» Exercise goal
Set down the data below from its first line to the line holding "const yMinor = [0.001, 0.003, 0.005, 0.007];", inclusive; omit all pictures.

» Dataset section
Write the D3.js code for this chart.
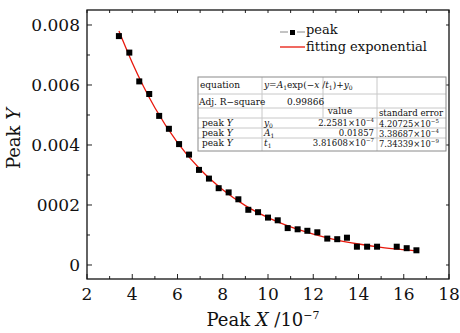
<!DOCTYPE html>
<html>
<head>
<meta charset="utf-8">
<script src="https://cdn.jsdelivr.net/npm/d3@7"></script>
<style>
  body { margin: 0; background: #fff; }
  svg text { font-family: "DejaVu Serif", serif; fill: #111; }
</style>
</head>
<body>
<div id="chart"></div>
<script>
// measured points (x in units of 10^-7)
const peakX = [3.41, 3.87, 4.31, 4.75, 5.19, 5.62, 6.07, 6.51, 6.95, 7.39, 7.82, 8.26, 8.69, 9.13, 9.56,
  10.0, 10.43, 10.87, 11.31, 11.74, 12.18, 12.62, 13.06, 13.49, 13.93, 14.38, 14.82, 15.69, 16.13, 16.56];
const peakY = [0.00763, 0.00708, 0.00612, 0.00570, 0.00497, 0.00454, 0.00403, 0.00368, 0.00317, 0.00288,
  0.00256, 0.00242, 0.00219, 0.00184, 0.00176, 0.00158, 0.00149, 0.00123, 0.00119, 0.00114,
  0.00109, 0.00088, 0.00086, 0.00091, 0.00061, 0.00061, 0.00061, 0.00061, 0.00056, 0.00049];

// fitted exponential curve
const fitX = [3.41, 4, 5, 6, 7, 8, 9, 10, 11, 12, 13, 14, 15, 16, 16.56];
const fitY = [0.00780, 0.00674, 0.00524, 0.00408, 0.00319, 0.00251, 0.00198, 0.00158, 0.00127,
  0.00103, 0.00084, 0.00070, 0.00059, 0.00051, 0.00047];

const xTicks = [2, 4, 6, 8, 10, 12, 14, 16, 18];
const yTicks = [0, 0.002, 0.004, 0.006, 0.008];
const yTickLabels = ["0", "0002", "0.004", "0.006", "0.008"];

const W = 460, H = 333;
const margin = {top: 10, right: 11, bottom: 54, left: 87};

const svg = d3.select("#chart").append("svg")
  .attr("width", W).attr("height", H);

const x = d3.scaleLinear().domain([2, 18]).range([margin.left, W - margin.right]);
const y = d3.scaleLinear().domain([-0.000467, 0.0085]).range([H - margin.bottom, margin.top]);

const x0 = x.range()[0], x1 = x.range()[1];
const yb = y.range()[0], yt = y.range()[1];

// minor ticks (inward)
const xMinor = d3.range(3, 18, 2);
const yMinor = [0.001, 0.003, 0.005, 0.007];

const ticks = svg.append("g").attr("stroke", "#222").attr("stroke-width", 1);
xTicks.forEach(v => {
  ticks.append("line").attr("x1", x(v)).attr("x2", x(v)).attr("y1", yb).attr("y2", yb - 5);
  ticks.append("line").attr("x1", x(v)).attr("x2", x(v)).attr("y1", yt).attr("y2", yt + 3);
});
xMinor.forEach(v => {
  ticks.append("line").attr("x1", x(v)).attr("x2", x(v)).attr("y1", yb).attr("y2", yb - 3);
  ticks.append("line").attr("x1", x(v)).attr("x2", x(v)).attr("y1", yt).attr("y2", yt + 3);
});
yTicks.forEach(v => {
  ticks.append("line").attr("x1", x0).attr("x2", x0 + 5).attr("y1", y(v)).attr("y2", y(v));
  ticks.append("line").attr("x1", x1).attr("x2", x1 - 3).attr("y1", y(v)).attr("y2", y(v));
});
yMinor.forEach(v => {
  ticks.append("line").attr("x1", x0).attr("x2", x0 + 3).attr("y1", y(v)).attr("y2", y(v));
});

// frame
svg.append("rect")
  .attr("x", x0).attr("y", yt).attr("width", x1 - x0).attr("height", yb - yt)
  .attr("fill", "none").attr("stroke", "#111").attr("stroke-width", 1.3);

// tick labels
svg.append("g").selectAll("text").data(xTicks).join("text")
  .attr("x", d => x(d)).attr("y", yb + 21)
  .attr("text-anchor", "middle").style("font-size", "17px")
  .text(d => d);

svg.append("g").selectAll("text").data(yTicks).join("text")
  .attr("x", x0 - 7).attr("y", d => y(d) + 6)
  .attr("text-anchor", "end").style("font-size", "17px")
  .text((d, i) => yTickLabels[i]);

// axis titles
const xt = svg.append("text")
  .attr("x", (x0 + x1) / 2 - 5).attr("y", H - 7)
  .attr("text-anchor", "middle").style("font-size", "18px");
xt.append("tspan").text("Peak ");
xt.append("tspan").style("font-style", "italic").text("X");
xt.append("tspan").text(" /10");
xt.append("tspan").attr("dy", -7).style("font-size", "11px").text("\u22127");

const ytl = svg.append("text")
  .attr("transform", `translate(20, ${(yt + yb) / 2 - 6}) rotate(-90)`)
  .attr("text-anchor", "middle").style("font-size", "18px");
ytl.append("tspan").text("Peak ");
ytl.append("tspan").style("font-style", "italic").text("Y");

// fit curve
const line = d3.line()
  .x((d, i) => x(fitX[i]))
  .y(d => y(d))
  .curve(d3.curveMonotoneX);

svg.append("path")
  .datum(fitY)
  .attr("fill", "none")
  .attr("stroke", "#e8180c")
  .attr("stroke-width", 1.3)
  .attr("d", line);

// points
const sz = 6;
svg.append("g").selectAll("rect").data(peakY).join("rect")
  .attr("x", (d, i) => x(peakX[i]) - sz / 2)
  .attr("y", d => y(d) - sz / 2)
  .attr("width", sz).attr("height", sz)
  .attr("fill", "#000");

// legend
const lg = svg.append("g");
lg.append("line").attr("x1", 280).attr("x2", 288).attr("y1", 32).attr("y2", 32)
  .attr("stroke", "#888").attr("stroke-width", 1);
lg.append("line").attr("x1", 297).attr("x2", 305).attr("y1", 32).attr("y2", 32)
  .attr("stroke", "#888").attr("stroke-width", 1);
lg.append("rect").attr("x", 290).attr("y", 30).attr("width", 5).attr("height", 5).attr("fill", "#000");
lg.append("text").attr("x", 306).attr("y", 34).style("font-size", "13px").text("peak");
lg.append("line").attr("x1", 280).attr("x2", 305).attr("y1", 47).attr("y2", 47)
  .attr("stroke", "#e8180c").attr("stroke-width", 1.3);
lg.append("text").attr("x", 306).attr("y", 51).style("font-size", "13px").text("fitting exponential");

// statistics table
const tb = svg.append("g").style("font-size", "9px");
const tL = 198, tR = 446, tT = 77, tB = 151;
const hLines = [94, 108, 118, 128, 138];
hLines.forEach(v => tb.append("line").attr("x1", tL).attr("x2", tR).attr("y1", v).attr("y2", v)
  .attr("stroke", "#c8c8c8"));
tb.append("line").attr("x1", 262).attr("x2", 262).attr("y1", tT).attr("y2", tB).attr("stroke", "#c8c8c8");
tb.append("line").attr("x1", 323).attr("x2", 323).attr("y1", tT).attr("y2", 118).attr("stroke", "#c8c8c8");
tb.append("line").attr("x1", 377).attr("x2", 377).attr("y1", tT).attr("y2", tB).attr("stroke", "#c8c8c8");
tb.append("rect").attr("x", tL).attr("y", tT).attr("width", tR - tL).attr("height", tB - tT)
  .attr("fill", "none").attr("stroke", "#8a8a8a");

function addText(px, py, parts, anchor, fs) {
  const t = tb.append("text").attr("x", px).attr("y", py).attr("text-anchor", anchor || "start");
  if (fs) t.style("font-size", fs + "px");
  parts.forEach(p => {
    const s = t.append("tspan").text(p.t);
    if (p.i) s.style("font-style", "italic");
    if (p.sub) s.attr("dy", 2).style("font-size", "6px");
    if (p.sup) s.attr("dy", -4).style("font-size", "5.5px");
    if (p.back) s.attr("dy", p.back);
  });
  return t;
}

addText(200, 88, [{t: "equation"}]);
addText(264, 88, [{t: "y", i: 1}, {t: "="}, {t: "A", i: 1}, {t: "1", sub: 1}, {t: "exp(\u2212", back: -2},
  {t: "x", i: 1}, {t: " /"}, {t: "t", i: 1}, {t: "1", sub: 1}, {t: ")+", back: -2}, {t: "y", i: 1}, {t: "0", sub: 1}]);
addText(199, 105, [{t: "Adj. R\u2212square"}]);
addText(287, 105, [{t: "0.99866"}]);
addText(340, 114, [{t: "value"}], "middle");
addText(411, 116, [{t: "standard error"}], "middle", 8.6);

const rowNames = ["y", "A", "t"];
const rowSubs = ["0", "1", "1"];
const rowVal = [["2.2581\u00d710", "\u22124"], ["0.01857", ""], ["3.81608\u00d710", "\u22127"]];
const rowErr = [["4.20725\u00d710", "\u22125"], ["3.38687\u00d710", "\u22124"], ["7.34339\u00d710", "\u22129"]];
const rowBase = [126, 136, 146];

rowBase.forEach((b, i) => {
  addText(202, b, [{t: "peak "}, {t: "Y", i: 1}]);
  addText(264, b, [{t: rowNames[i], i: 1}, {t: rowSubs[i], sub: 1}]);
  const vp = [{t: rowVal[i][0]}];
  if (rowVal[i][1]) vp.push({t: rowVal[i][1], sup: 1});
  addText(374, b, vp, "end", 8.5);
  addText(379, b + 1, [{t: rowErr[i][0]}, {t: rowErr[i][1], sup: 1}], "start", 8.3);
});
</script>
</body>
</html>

» Response for this exercise
Write the D3.js code for this chart.
<!DOCTYPE html>
<html>
<head>
<meta charset="utf-8">
<script src="https://cdn.jsdelivr.net/npm/d3@7"></script>
<style>
  body { margin: 0; background: #fff; }
  svg text { font-family: "DejaVu Serif", serif; fill: #111; }
</style>
</head>
<body>
<div id="chart"></div>
<script>
// measured points (x in units of 10^-7)
const peakX = [3.41, 3.87, 4.31, 4.75, 5.19, 5.62, 6.07, 6.51, 6.95, 7.39, 7.82, 8.26, 8.69, 9.13, 9.56,
  10.0, 10.43, 10.87, 11.31, 11.74, 12.18, 12.62, 13.06, 13.49, 13.93, 14.38, 14.82, 15.69, 16.13, 16.56];
const peakY = [0.00763, 0.00708, 0.00612, 0.00570, 0.00497, 0.00454, 0.00403, 0.00368, 0.00317, 0.00288,
  0.00256, 0.00242, 0.00219, 0.00184, 0.00176, 0.00158, 0.00149, 0.00123, 0.00119, 0.00114,
  0.00109, 0.00088, 0.00086, 0.00091, 0.00061, 0.00061, 0.00061, 0.00061, 0.00056, 0.00049];

// fitted exponential curve
const fitX = [3.41, 4, 5, 6, 7, 8, 9, 10, 11, 12, 13, 14, 15, 16, 16.56];
const fitY = [0.00780, 0.00674, 0.00524, 0.00408, 0.00319, 0.00251, 0.00198, 0.00158, 0.00127,
  0.00103, 0.00084, 0.00070, 0.00059, 0.00051, 0.00047];

const xTicks = [2, 4, 6, 8, 10, 12, 14, 16, 18];
const yTicks = [0, 0.002, 0.004, 0.006, 0.008];
const yTickLabels = ["0", "0002", "0.004", "0.006", "0.008"];

const W = 460, H = 333;
const margin = {top: 10, right: 11, bottom: 54, left: 87};

const svg = d3.select("#chart").append("svg")
  .attr("width", W).attr("height", H);

const x = d3.scaleLinear().domain([2, 18]).range([margin.left, W - margin.right]);
const y = d3.scaleLinear().domain([-0.000467, 0.0085]).range([H - margin.bottom, margin.top]);

const x0 = x.range()[0], x1 = x.range()[1];
const yb = y.range()[0], yt = y.range()[1];

// minor ticks (inward)
const xMinor = d3.range(3, 18, 2);
const yMinor = [0.001, 0.003, 0.005, 0.007];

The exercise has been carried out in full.